To combat her husband’s stubbornness, Angela (stubbornly) compiles a list of accepted scientific facts that were once thought ridiculous, arguing that psychic abilities could easily be on that list one day. Hodgins can grant her that, but bug autopsies are accepted right now, and he just did one. He found a flooring adhesive, and Justine’s landlady is putting in new floors.

This leads to one of the best interrogation scenes in 10 seasons of Bones. When confronted with the fact that her flooring mallet tests positive for Justine’s blood, the landlady admits that she lied, but she had a good reason: She was afraid that the FBI would think she killed Justine. (Aubrey: “We do.”) The landlady was sleeping with Justine, but she heard her confess her love for someone else, so she “accidentally” threw her mallet at Justine’s head. When reminded that the mallet hit Justine square on the head, the landlady says, “I know. I know. It’s hard to aim a hammer,” earnest and wide-eyed, like she thinks she’s making sense. She adds that Justine came at her with peace crystals (!), but they both walked away bleeding and alive.

Rodolfo comes back to the lab to tell Brennan his latest findings, and he’ll be taking the drugs—or he would, if not for the fact Brennan already took them from Cam’s office and shipped them to Cuba through Booth’s friend at the CIA. Brennan doesn’t care what the law says. She’s basically impossible to fire, and she knows it. It’s a good thing she uses her power responsibly. The evidence is gone, so Cam graciously accepts defeat and advises her employees to be more covert next time. Rodolfo offers a thumbs up, which is the appropriate response to being told that it’s cool if you smuggle drugs across the border as long as you’re better at it.

Being on the other side of the law makes Cam, Brennan, and Rodolfo more well-rounded crime-solvers. Justine went to Lana’s to break up with her, then wanted to hug it out. (I love this case.) When Lana gave her a little push, Justine hit the bike and went down—which, thanks to her existing head injury, was enough to kill her. Lana might have gotten off clean if she hadn’t hid the body, but thanks to some intervention from Booth and Brennan’s people, she’ll be able to strike a deal for probation. The landlady and her accurate mallet don’t get the same courtesy.

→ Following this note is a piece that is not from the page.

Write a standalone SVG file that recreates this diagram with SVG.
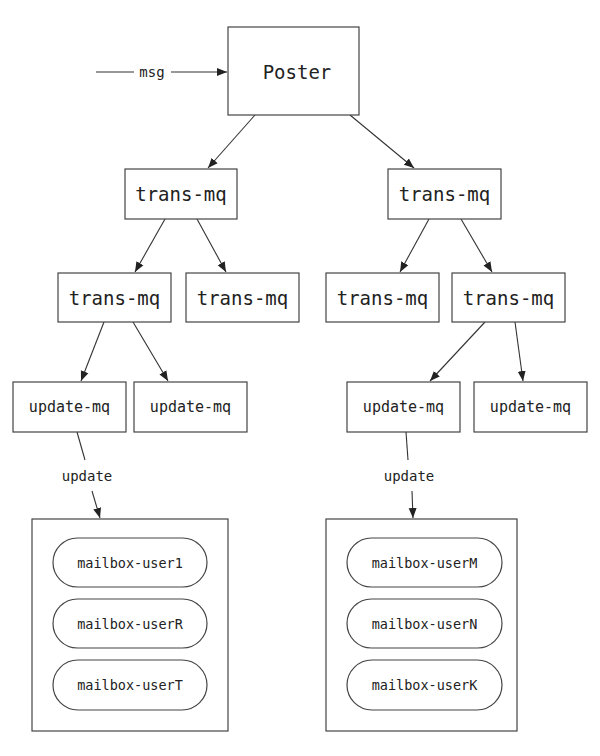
<svg xmlns="http://www.w3.org/2000/svg" width="600" height="756" viewBox="0 0 600 756">
<style>
.box{fill:#fff;stroke:#444;stroke-width:1.2}
.t{font-family:"DejaVu Sans Mono","Liberation Mono",monospace;fill:#222;text-anchor:middle;dominant-baseline:central}
.big{font-size:19px}
.mid{font-size:15px}
.sm{font-size:13.5px}
.lbl{font-size:14px}
.c{stroke:#333;stroke-width:1.1;fill:none}
</style>
<defs>
<marker id="ah" viewBox="0 0 10 10" refX="10" refY="5" markerWidth="10" markerHeight="10" markerUnits="userSpaceOnUse" orient="auto">
<path d="M0,1 L10,5 L0,9 z" fill="#222"/>
</marker>
</defs>
<rect width="600" height="756" fill="#fff"/>
<g id="connectors">
<line class="c" x1="96" y1="72" x2="134" y2="72"/>
<line class="c" x1="171" y1="72" x2="227" y2="72" marker-end="url(#ah)"/>
<text class="t lbl" x="152" y="72">msg</text>
<line class="c" x1="255" y1="115" x2="208" y2="168" marker-end="url(#ah)"/>
<line class="c" x1="350" y1="115" x2="414" y2="168" marker-end="url(#ah)"/>
<line class="c" x1="165" y1="219" x2="135" y2="272" marker-end="url(#ah)"/>
<line class="c" x1="197" y1="219" x2="226" y2="272" marker-end="url(#ah)"/>
<line class="c" x1="429" y1="219" x2="400" y2="272" marker-end="url(#ah)"/>
<line class="c" x1="461" y1="219" x2="492" y2="272" marker-end="url(#ah)"/>
<line class="c" x1="104" y1="322" x2="81" y2="381" marker-end="url(#ah)"/>
<line class="c" x1="133" y1="322" x2="168" y2="381" marker-end="url(#ah)"/>
<line class="c" x1="485" y1="322" x2="430" y2="381" marker-end="url(#ah)"/>
<line class="c" x1="515" y1="322" x2="523" y2="381" marker-end="url(#ah)"/>
<line class="c" x1="77" y1="432" x2="85" y2="460"/>
<line class="c" x1="92" y1="491" x2="100" y2="518" marker-end="url(#ah)"/>
<text class="t lbl" x="87" y="476">update</text>
<line class="c" x1="406" y1="432" x2="408" y2="460"/>
<line class="c" x1="412" y1="491" x2="413" y2="518" marker-end="url(#ah)"/>
<text class="t lbl" x="409" y="476">update</text>
</g>
<g id="poster"><rect class="box" x="228" y="27" width="131" height="88"/><text class="t big" x="297" y="72">Poster</text></g>
<g id="trans-l1"><rect class="box" x="125" y="169" width="112" height="50"/><text class="t big" x="181" y="194">trans-mq</text></g>
<g id="trans-r1"><rect class="box" x="388" y="169" width="113" height="50"/><text class="t big" x="444.5" y="194">trans-mq</text></g>
<g id="trans-l2a"><rect class="box" x="58" y="273" width="113" height="49"/><text class="t big" x="114.5" y="297.5">trans-mq</text></g>
<g id="trans-l2b"><rect class="box" x="186" y="273" width="113" height="49"/><text class="t big" x="242.5" y="297.5">trans-mq</text></g>
<g id="trans-r2a"><rect class="box" x="326" y="273" width="113" height="49"/><text class="t big" x="382.5" y="297.5">trans-mq</text></g>
<g id="trans-r2b"><rect class="box" x="452" y="273" width="113" height="49"/><text class="t big" x="508.5" y="297.5">trans-mq</text></g>
<g id="update-l1"><rect class="box" x="13" y="382" width="113" height="50"/><text class="t mid" x="69.5" y="407">update-mq</text></g>
<g id="update-l2"><rect class="box" x="134" y="382" width="113" height="50"/><text class="t mid" x="190.5" y="407">update-mq</text></g>
<g id="update-r1"><rect class="box" x="347" y="382" width="113" height="50"/><text class="t mid" x="403.5" y="407">update-mq</text></g>
<g id="update-r2"><rect class="box" x="474" y="382" width="113" height="50"/><text class="t mid" x="530.5" y="407">update-mq</text></g>
<g id="mailboxes-left">
<rect class="box" x="32" y="519" width="196" height="212"/>
<rect class="box" x="53" y="538" width="154" height="49" rx="24.5"/><text class="t sm" x="130" y="562.5">mailbox-user1</text>
<rect class="box" x="53" y="599" width="154" height="49" rx="24.5"/><text class="t sm" x="130" y="623.5">mailbox-userR</text>
<rect class="box" x="53" y="660" width="154" height="50" rx="25"/><text class="t sm" x="130" y="685">mailbox-userT</text>
</g>
<g id="mailboxes-right">
<rect class="box" x="326" y="519" width="191" height="212"/>
<rect class="box" x="347" y="538" width="155" height="49" rx="24.5"/><text class="t sm" x="424.5" y="562.5">mailbox-userM</text>
<rect class="box" x="347" y="599" width="155" height="49" rx="24.5"/><text class="t sm" x="424.5" y="623.5">mailbox-userN</text>
<rect class="box" x="347" y="660" width="155" height="50" rx="25"/><text class="t sm" x="424.5" y="685">mailbox-userK</text>
</g>
</svg>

Back in the land of imaginary friends, Booth and Brennan discuss murder over a tea party, and Avalon has a message from Sweets. She found a thumb drive in his car, which turned out to be his birthday present to Booth and Brennan. Of course Sweets would give his friends presents on his birthday. Take me instead, cruel world. He took the book that he wrote about their relationship, took out the psychology, and turned it into a love story. But wasn’t it always? Named after the 100th episode, Parts of the Whole opens with a dedication. We’re going to need more cake to get through this one:

“Dedicated to Temperance Brennan and Seeley Booth, people who taught me that understanding, compassion, and love are not just notions in a book. My life means more because I know you.”

Bits and pieces:

  • Cam shares a nice moment with Angela when she remembers her grandmother, who spent a fortune on psychics in an attempt to reach out to her grandfather after his death. “All she had to do was call me. We could have talked about him, kept him alive together.”
  • Hodgins assumes that the bike belongs to a girl because it’s pink. This is the first time he’s ever disappointed me.
  • This week in Aubrey Speaks for His Generation: “Child of the ’90s; computers are kind of my thing; this doughnut is blowing my mind.”
  • How old is Aubrey supposed to be, though?
  • “Yeah, the cake’s not real, daddy.”